Made this as a gift for friend who is huge Peaks fan...and making similar one for my daughter who is also a fan of all things Lynch.

The figures are simply O-Scale plastic figures that have been repainted to resemble Cooper and Laura...and BOB...and the small man who talks backwards (don't know character's name) was a slightly modified figure.

Chairs were benches that I cut in half and added sides to. Table made from sheet plastic. Lamps made from beads I found at hobby store, aluminum tube from model shop and the bases are also from hobby shop -- they are the backing for pierced earrings - I liked them because the small pin fit up inside the hollow aluminum tube.

Picked up the venus de milo off ebay.

It is not 100% accurate...or even well painted for that matter...the figures look pretty much like they woiuld if they were massed produced and sloppily painted at factory...but my intent was to make a diorama in this simpler style.

I'd make more and see if I could sell them, but the time I put into something as simple as this was a lot more than I had anticipated. I just spent the better part of an hour simply cutting down a figure to make it more "small person" sized.

Anyways, thought any PEAKS fans on this board might enjoy and might spur you to make something similar....and if so, please post.


----------



## SJF

That's pretty cool! I've been catching up with Twin Peaks on Netflix, and am enjoying it, so I really appreciate this. 

Sean


----------



## Steve244

Another fan. Watching 2nd season for the first time. It hasn't aged as well as I thought it would, can't get anyone else interested in it.

Your dio captures the essence of Special Agent Cooper's dream...


----------



## Zorro

"Where we're from, the birds sing a pretty song, and there's always music in the air."

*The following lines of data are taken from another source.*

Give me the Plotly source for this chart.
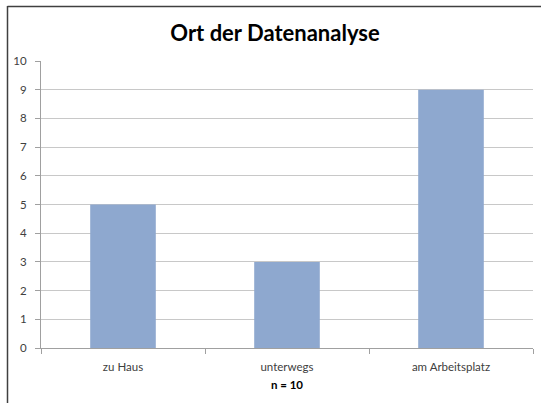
import plotly.graph_objects as go

categories = ["zu Haus", "unterwegs", "am Arbeitsplatz"]
values = [5, 3, 9]
y_ticks = list(range(0, 11))

fig = go.Figure(go.Bar(
    x=categories, y=values, width=0.4,
    marker=dict(color="#8EA8CF", line=dict(width=0)),
))

W, H = 541, 403
l, r, t, b = 41, 8, 61, 55
pw, ph = W - l - r, H - t - b

def px(x):
    return (x - l) / pw

def py(y):
    return (H - b - y) / ph

fig.update_layout(
    width=W, height=H,
    margin=dict(l=l, r=r, t=t, b=b, autoexpand=False),
    paper_bgcolor="white", plot_bgcolor="white",
    showlegend=False,
    title=dict(text="<b>Ort der Datenanalyse</b>", x=(275) / W, xanchor="center",
               y=1 - 33 / H, yanchor="middle",
               font=dict(family="Lato, Liberation Sans, sans-serif", size=22, color="#000000")),
    font=dict(family="Lato, Liberation Sans, sans-serif", size=11.5, color="#404040"),
    bargap=0.6,
)
fig.update_xaxes(
    showline=True, linecolor="#A0A0A0", linewidth=1,
    ticks="outside", tickson="boundaries", ticklen=5, tickcolor="#A0A0A0",
    showgrid=False, automargin=False, ticklabelstandoff=8,
    title=dict(text="<b>n = 10</b>", font=dict(size=11.5, color="#000000"), standoff=9),
    tickfont=dict(size=11.5, color="#404040"),
)
fig.update_yaxes(
    range=[0, 10], tickvals=y_ticks, showline=True, linecolor="#A0A0A0", linewidth=1,
    ticks="outside", ticklen=5, tickcolor="#A0A0A0",
    showgrid=True, gridcolor="#C8C8C8", gridwidth=1,
    zeroline=False, automargin=False, ticklabelstandoff=6,
    tickfont=dict(size=11.5, color="#404040"),
)
# chart frame (left and top edges)
fig.add_shape(type="line", xref="paper", yref="paper",
              x0=px(7.5), x1=px(7.5), y0=py(6), y1=py(405),
              line=dict(color="#404040", width=1.5))
fig.add_shape(type="line", xref="paper", yref="paper",
              x0=px(7.5), x1=px(545), y0=py(6.5), y1=py(6.5),
              line=dict(color="#404040", width=1.5))

fig.write_html("out.html", config={"displayModeBar": False},
               post_script="document.body.style.margin='0';document.body.style.overflow='hidden';")
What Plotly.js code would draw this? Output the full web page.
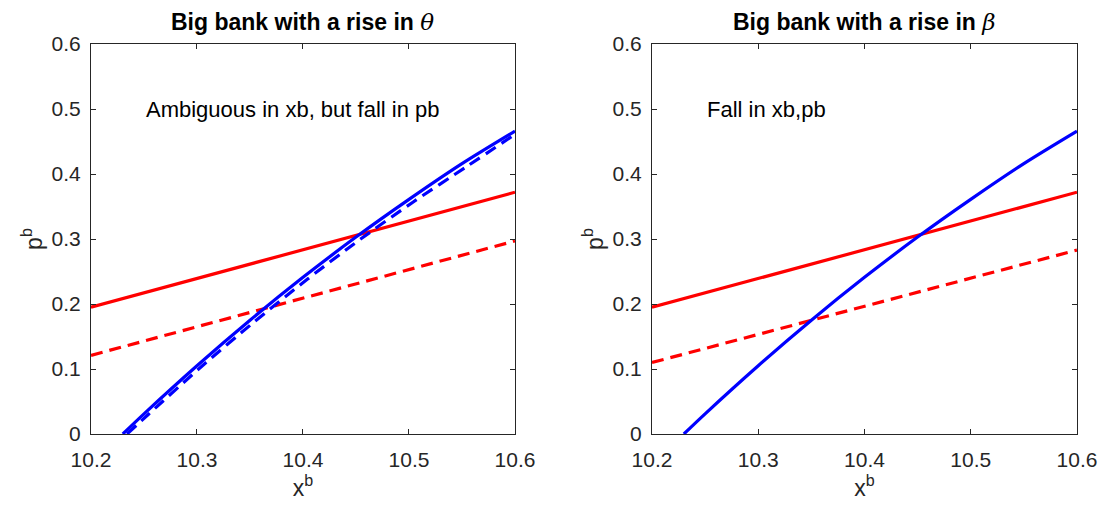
<!DOCTYPE html>
<html>
<head>
<meta charset="utf-8">
<script src="https://cdn.plot.ly/plotly-3.0.1.min.js"></script>
<style>html,body{margin:0;padding:0;background:#fff;}#chart{width:1103px;height:510px;}</style>
</head>
<body>
<div id="chart"></div>
<script>
// ---- data ----
const redX = [10.2, 10.6];
const redSolid = [0.195, 0.372];          // both panels
const redDashTheta = [0.121, 0.297];      // left panel dashed
const redDashBeta = [0.110, 0.283];       // right panel dashed

const blueX = [10.230, 10.25, 10.30, 10.35, 10.40, 10.45, 10.50, 10.55, 10.60];
const blueSolid = [0.000, 0.031, 0.105, 0.175, 0.241, 0.303, 0.361, 0.416, 0.466];
const blueDashX = [10.234, 10.254, 10.304, 10.354, 10.404, 10.454, 10.504, 10.554, 10.60];
const blueDash = [0.000, 0.030, 0.1035, 0.1725, 0.238, 0.2995, 0.357, 0.411, 0.461];

const xTicks = [10.2, 10.3, 10.4, 10.5, 10.6];
const yTicks = [0, 0.1, 0.2, 0.3, 0.4, 0.5, 0.6];
const titles = ['Big bank with a rise in <span style="font-family:\'DejaVu Serif\';font-style:italic;font-weight:normal">θ</span>',
                'Big bank with a rise in <span style="font-family:\'DejaVu Serif\';font-style:italic;font-weight:normal">β</span>'];
const notes = ['Ambiguous in xb, but fall in pb', 'Fall in xb,pb'];

const RED = '#ff0000', BLUE = '#0000ff';
const DASH = '12px,7px';
const FAM = 'Liberation Sans, Arial, sans-serif';

function tr(x, y, color, dash, xa, ya) {
  return {x: x, y: y, xaxis: xa, yaxis: ya, type: 'scatter', mode: 'lines',
          line: {color: color, width: 3.2, dash: dash, shape: 'spline', smoothing: 0.8},
          hoverinfo: 'skip', showlegend: false};
}

const data = [
  tr(redX, redSolid, RED, 'solid', 'x', 'y'),
  tr(redX, redDashTheta, RED, DASH, 'x', 'y'),
  tr(blueX, blueSolid, BLUE, 'solid', 'x', 'y'),
  tr(blueDashX, blueDash, BLUE, DASH, 'x', 'y'),
  tr(redX, redSolid, RED, 'solid', 'x2', 'y2'),
  tr(redX, redDashBeta, RED, DASH, 'x2', 'y2'),
  tr(blueX, blueSolid, BLUE, 'solid', 'x2', 'y2')
];

const tickFont = {family: FAM, size: 21, color: '#262626'};
function xax(dom) {
  return {domain: dom, range: [10.2, 10.6], tickvals: xTicks, ticktext: xTicks.map(v => v.toFixed(1)),
    ticks: 'inside', ticklen: 5, tickcolor: '#262626', showline: true, mirror: 'ticks',
    linecolor: '#262626', linewidth: 1, showgrid: false, zeroline: false, tickfont: tickFont,
    ticklabelstandoff: 7, automargin: false,
    title: {text: 'x<sup>b</sup>', font: {family: FAM, size: 23, color: '#262626'}, standoff: 6},
    fixedrange: true};
}
function yax(anchor) {
  return {domain: [0.149, 0.9137], range: [0, 0.6], tickvals: yTicks, ticktext: yTicks.map(v => v === 0 ? '0' : v.toFixed(1)),
    ticks: 'inside', ticklen: 5, tickcolor: '#262626', showline: true, mirror: 'ticks', anchor: anchor,
    linecolor: '#262626', linewidth: 1, showgrid: false, zeroline: false, tickfont: tickFont,
    ticklabelstandoff: 5, automargin: false,
    title: {text: 'p<sup>b</sup>', font: {family: FAM, size: 23, color: '#262626'}, standoff: 2},
    fixedrange: true};
}

const layout = {
  width: 1103, height: 510, paper_bgcolor: '#fff', plot_bgcolor: '#fff',
  margin: {l: 0, r: 0, t: 0, b: 0},
  xaxis: xax([0.0825, 0.4669]), yaxis: yax('x'),
  xaxis2: Object.assign(xax([0.5911, 0.9764]), {anchor: 'y2'}), yaxis2: yax('x2'),
  annotations: [
    {text: '<b>' + titles[0] + '</b>', xref: 'x domain', yref: 'paper', x: 0.5, y: 1 - 22/510, showarrow: false,
     xanchor: 'center', yanchor: 'middle', font: {family: FAM, size: 23, color: '#000'}},
    {text: '<b>' + titles[1] + '</b>', xref: 'x2 domain', yref: 'paper', x: 0.5, y: 1 - 22/510, showarrow: false,
     xanchor: 'center', yanchor: 'middle', font: {family: FAM, size: 23, color: '#000'}},
    {text: notes[0], xref: 'x', yref: 'y', x: 10.25, y: 0.5, showarrow: false, xanchor: 'left', yanchor: 'middle',
     font: {family: FAM, size: 22, color: '#000'}},
    {text: notes[1], xref: 'x2', yref: 'y2', x: 10.25, y: 0.5, showarrow: false, xanchor: 'left', yanchor: 'middle',
     font: {family: FAM, size: 22, color: '#000'}}
  ]
};

Plotly.newPlot('chart', data, layout, {displayModeBar: false, staticPlot: true});
</script>
</body>
</html>
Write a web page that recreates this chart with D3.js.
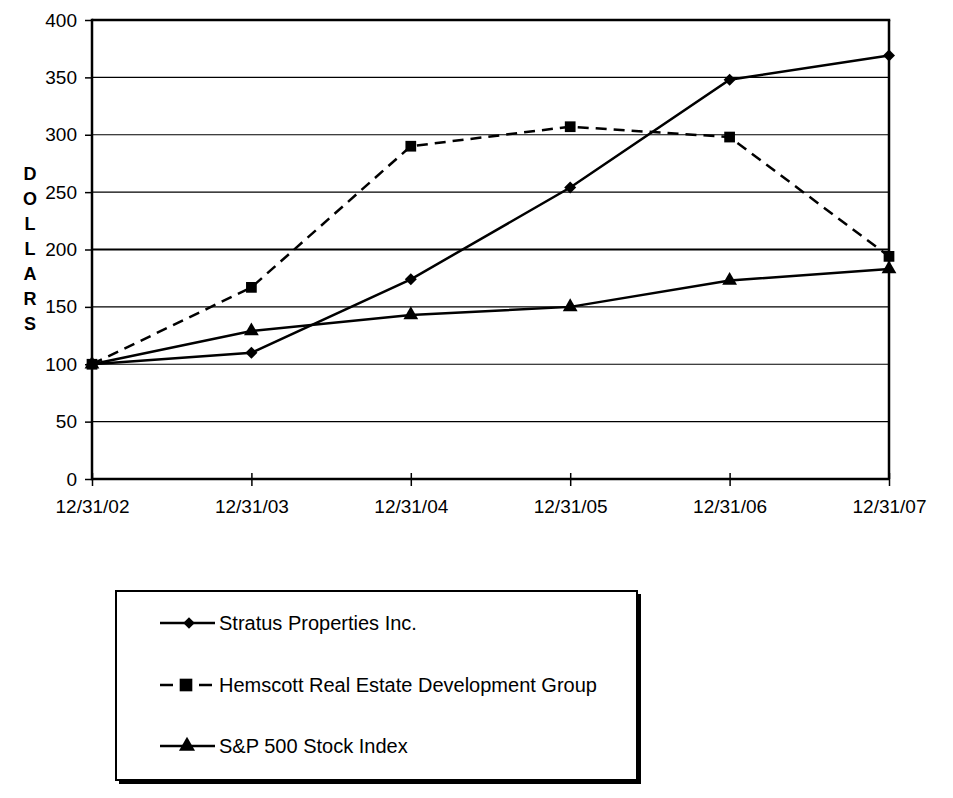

WOW! That's definitely unique subject matter for a diorama. :thumbsup:


----------



## Bobj812

I've got good news for you - that chewing gum you like is going to come back in style, and that's an awesome diorama!
Sure it's a simple design, but I think it adds to surrealism of it and you captured the scene's essence for sure.


----------



## OKCmike

Very avant-garde, I like it alot!


----------



## Rondo

Pretty cool scene! I've never seen Twin Peaks but I can imagine what Lynch would do with such a setting. He often takes a benign, safe, even boring atmosphere and shows you the bizzarre, dangerous and brutal elements which lurk just below the surface. Just like real life! :freak:

I haven't been the same since I saw _Mulholland Drive_. Still figuring some parts out. He really gets under your skin.


----------